Ecclesiastes 2 Devotional
By Pastor Lawrence
In his desire to seek out all that is done under heaven, King Solomon recounts his pursuit of pleasure, accomplishments and wisdom in order to find some sort of meaning to dispel the vanity of life.
Starting with the pursuit of pleasure, Solomon indulges in laughter, women and wine but finds that his enjoyment of pleasure is continually fleeting and unsatisfying. Afterwards, he oversees vast building projects and grand landscapes while amassing great wealth, but again the pleasure is fleeting and a sense of bitterness pervades his heart, for he realizes that he must leave both the fruit of his labor and the wealth of his riches to someone else who will not cherish it nor sustain it. Next, he turns his heart towards wisdom, but even wisdom itself cannot escape the certainty of death, so that pursuit also seems to be merely striving after wind. Consequently, Solomon realizes that any pursuit of meaning in and by itself leads only to vanity, so he concludes that any search for significance and true delight comes only through a right relationship with God who is the giver of all life and meaning.

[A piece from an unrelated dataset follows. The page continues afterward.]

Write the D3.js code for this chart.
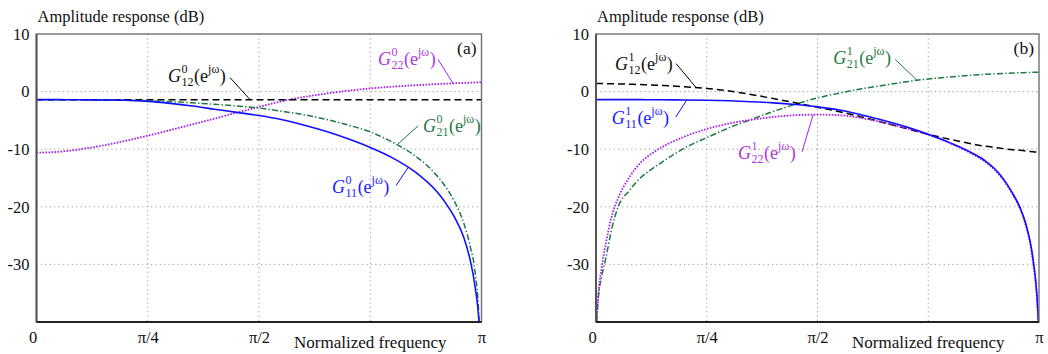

One need not suck out all the marrow of life in order to find joy and contentment in the world; rather, fullness of joy and pleasures forevermore can be found continually at the right of God. In other words, it is not the stuff of earth that brings delight, but the fittingness of being right with God that enables us to perceive beauty, enjoy goodness and find enduring truth and meaning. Apart from our fellowship and dependence upon our Maker and Redeemer, there is only crookedness and the bitter consequences of the fall. We may still taste something of God’s goodness and delight apart from this relationship, but it only leaves us with an aching yearning for more and more in the stuff that cannot satisfy. This relentless pursuit for earthly joy causes our hearts to make vain idols out of every creature and every aspect of God’s creation, and this only leads to more disappointment and despair.
On the other hand, for the person who seeks first the kingdom of God and his righteousness, even the mundane acts of eating and drinking, along with one’s daily toil, become delightful and meaningful under the shadow of the glory of God. Indeed, God rewards those who seek Him, not only with eternal bliss in the life to come but with simple yet profound delight even in the shadowlands. Of course, all of this only comes through the one mediator between God and man, the Lord Jesus Christ, who left the joys of heaven and entered into our cursed world to restore the hope of glory and true joy in the Lord. Because of our bentness toward and slavery to sin, we are not capable of pursuing true joy by ourselves. It is only as we enter into the eternal joy of our master that we enjoy our temporary service here on earth.